THIRD UPDATE: Kathie Obradovich was on target in her latest Des Moines Register column, “Unanswered questions shade Gov. Kim Reynolds’ ‘strong message’ on sexual harassment.”

It’s commendable that Reynolds wants to send a strong message to potential victims that they will be heard and believed. But it’s also important for potential victims and potential harassers both inside and outside state government to understand what sort of conduct is being punished.

It seems like it should be possible for Reynolds to disclose how many accusers are involved without revealing who they are. She could describe the time period the alleged harassment took place and whether it started or continued after Jamison took the state-mandated sexual harassment training course.
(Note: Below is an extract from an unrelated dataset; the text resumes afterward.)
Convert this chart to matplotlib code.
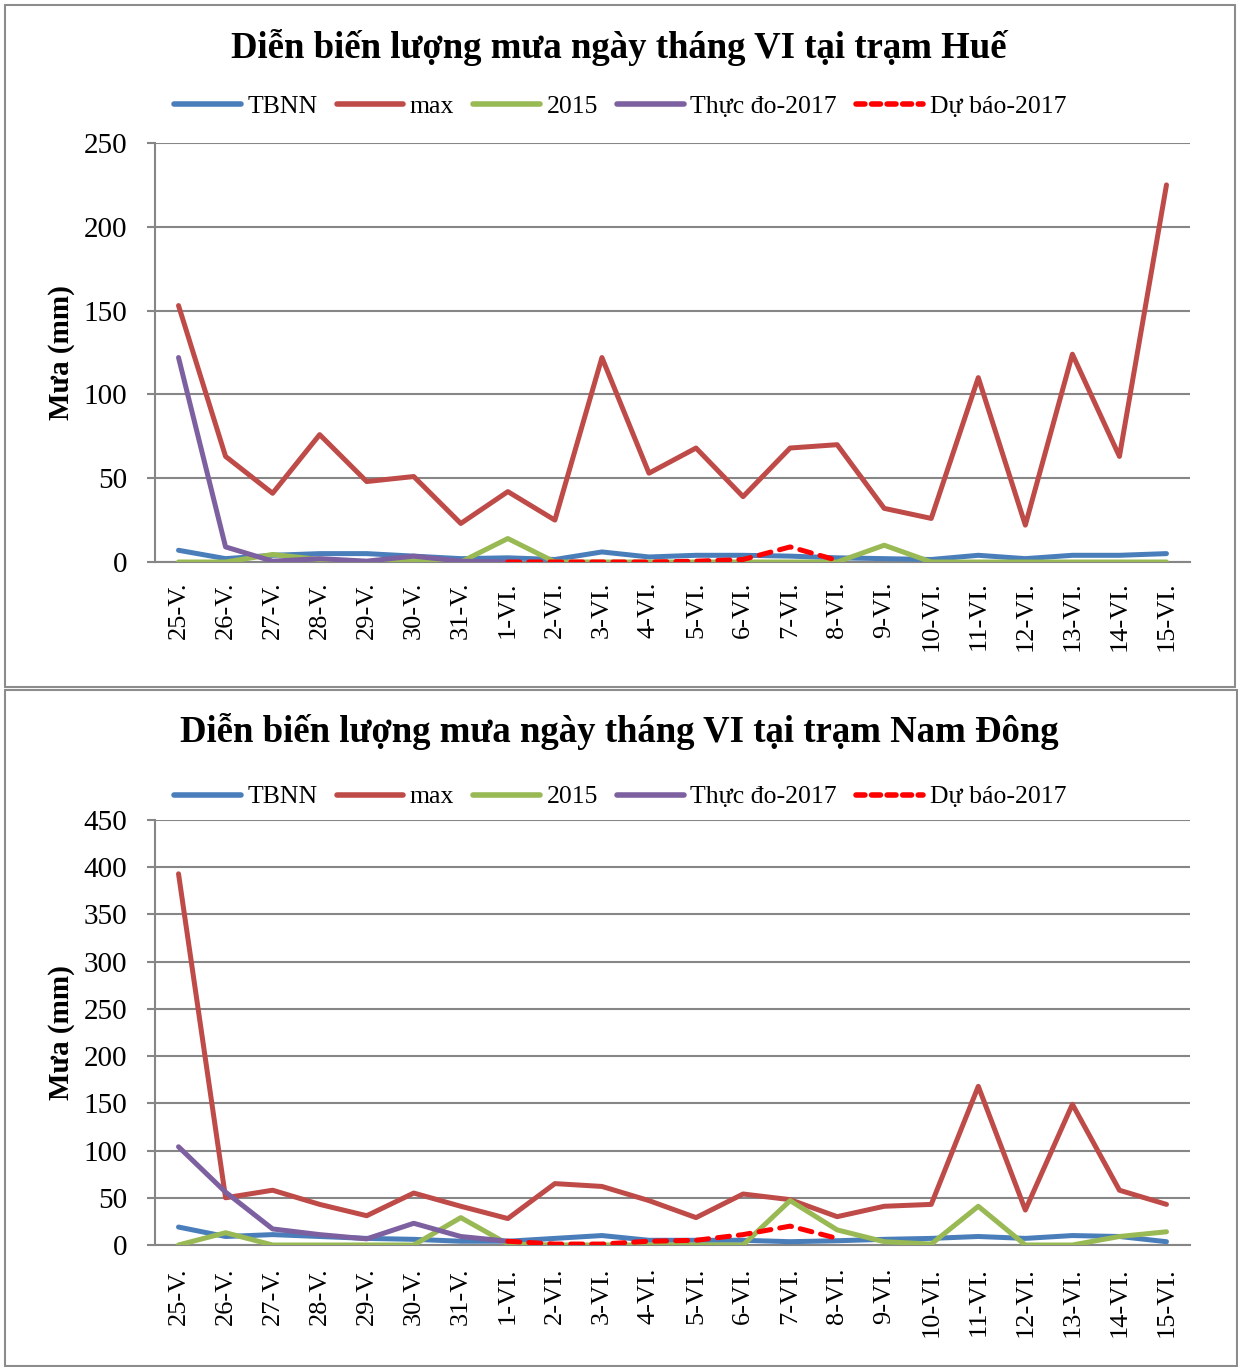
import numpy as np
import matplotlib
matplotlib.use("Agg")
import matplotlib.pyplot as plt
from matplotlib.patches import Rectangle
from matplotlib.lines import Line2D

plt.rcParams['font.family'] = ['Liberation Serif', 'DejaVu Serif']

days = ['25-V.', '26-V.', '27-V.', '28-V.', '29-V.', '30-V.', '31-V.',
        '1-VI.', '2-VI.', '3-VI.', '4-VI.', '5-VI.', '6-VI.', '7-VI.',
        '8-VI.', '9-VI.', '10-VI.', '11-VI.', '12-VI.', '13-VI.', '14-VI.', '15-VI.']

# Hue station
hue_tbnn = [7, 2, 4, 5, 5, 3.5, 2, 2.5, 1.5, 6, 3, 4, 4, 3.5, 2.5, 2, 1.5, 4, 2, 4, 4, 5]
hue_max = [153, 63, 41, 76, 48, 51, 23, 42, 25, 122, 53, 68, 39, 68, 70, 32, 26, 110, 22, 124, 63, 225]
hue_2015 = [0, 0, 4.5, 1.5, 0, 0.5, 0, 14, 0, 0, 0, 0, 0, 0, 0, 10, 0, 0, 0, 0, 0, 0]
hue_obs = [122, 9, 0.5, 2, 0.5, 3.5, 0.5, 0]
hue_fc = [0, 0, 0, 0, 0.5, 1.5, 9, 1]

# Nam Dong station
nd_tbnn = [19, 9, 11, 9, 7, 6, 4, 4, 7, 10, 5, 5, 5, 3.5, 4.5, 6, 7, 9, 7, 10, 9, 3.5]
nd_max = [393, 50, 58, 43, 31, 55, 41, 28, 65, 62, 47, 29, 54, 48, 30, 41, 43, 168, 37, 149, 58, 43]
nd_2015 = [0, 13, 0, 0, 0, 0, 29, 1, 0, 0, 0, 0, 0, 47, 16, 3.5, 1, 41, 0, 0, 9, 14]
nd_obs = [104, 56, 17, 11, 6.5, 23, 9, 4]
nd_fc = [4, 1, 1, 4, 5, 11, 20, 7]

labels = ['TBNN', 'max', '2015', 'Thực đo-2017', 'Dự báo-2017']
colors = ['#4A7EBB', '#BE4B48', '#98B954', '#7D60A0', '#FF0000']

W, H = 1238, 1367
fig = plt.figure(figsize=(W / 100, H / 100), dpi=100)


def px_axes(x0, y0, x1, y1):
    return fig.add_axes([x0 / W, 1 - y1 / H, (x1 - x0) / W, (y1 - y0) / H])


def draw_panel(ax, tbnn, mx, y15, obs, fc, ymax, title, title_y, leg_y, xpad):
    x = np.arange(len(days))
    lw = 3.6
    ax.plot(x, tbnn, color=colors[0], lw=lw, solid_capstyle='round', zorder=3)
    ax.plot(x, mx, color=colors[1], lw=lw, solid_capstyle='round', zorder=3)
    ax.plot(x, y15, color=colors[2], lw=lw, solid_capstyle='round', zorder=3)
    ax.plot(x[:len(obs)], obs, color=colors[3], lw=lw, solid_capstyle='round', zorder=4)
    ax.plot(x[7:7 + len(fc)], fc, color=colors[4], lw=lw, dashes=(2.4, 1.8),
            dash_capstyle='round', zorder=5)
    ax.set_xlim(-0.5, len(days) - 0.5)
    ax.set_ylim(0, ymax)
    ax.set_yticks(np.arange(0, ymax + 1, 50))
    ax.set_xticks(x)
    ax.set_xticklabels(days, rotation=90, fontsize=19)
    ax.tick_params(axis='x', length=0, pad=xpad)
    ax.tick_params(axis='y', labelsize=21, length=6, width=1.5, color='#868686', pad=14)
    ax.grid(axis='y', color='#868686', lw=1.5)
    ax.set_axisbelow(True)
    for s in ['top', 'right']:
        ax.spines[s].set_visible(False)
    for s in ['left', 'bottom']:
        ax.spines[s].set_color('#868686')
        ax.spines[s].set_linewidth(1.5)
    ax.set_ylabel('Mưa (mm)', fontsize=21, fontweight='bold', labelpad=6)
    fig.text(0.5, 1 - title_y / H, title, ha='center', va='center',
             fontsize=26.5, fontweight='bold')
    handles = []
    for i, lab in enumerate(labels):
        if i == 4:
            handles.append(Line2D([], [], color=colors[i], lw=4, dashes=(1.6, 1.2),
                                  dash_capstyle='round'))
        else:
            handles.append(Line2D([], [], color=colors[i], lw=4, solid_capstyle='round'))
    fig.legend(handles, labels, loc='center', bbox_to_anchor=(620 / W, 1 - leg_y / H),
               ncol=5, frameon=False, fontsize=18.5, handlelength=2.6,
               handletextpad=0.25, columnspacing=0.75)


ax1 = px_axes(155, 143, 1190, 562)
draw_panel(ax1, hue_tbnn, hue_max, hue_2015, hue_obs, hue_fc, 250,
           'Diễn biến lượng mưa ngày tháng VI tại trạm Huế', 47, 107, 14)

ax2 = px_axes(155, 820, 1190, 1245)
draw_panel(ax2, nd_tbnn, nd_max, nd_2015, nd_obs, nd_fc, 450,
           'Diễn biến lượng mưa ngày tháng VI tại trạm Nam Đông', 731, 797, 16)

# panel borders
fig.patches.append(Rectangle((5 / W, 1 - 687 / H), 1230 / W, 682 / H,
                             transform=fig.transFigure, fill=False,
                             edgecolor='#8C8C8C', lw=1.5))
fig.patches.append(Rectangle((5 / W, 1 - 1366 / H), 1232 / W, 676 / H,
                             transform=fig.transFigure, fill=False,
                             edgecolor='#8C8C8C', lw=1.5))

fig.savefig('out.png', dpi=100)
Was Jamison accused of making unwelcome advances? Is the claim that he touched someone inappropriately or that he made suggestive comments? Did the accusers ask him to stop and if so, did he persist?

Reynolds said she didn’t engage in any fact-finding. She said Jamison is employed at will and the allegations were credible. But she hasn’t explained what made them credible.

Reynolds wants Iowans to believe she’s showing strong leadership – but she’s asking us to take on faith that she’s only protecting the victims.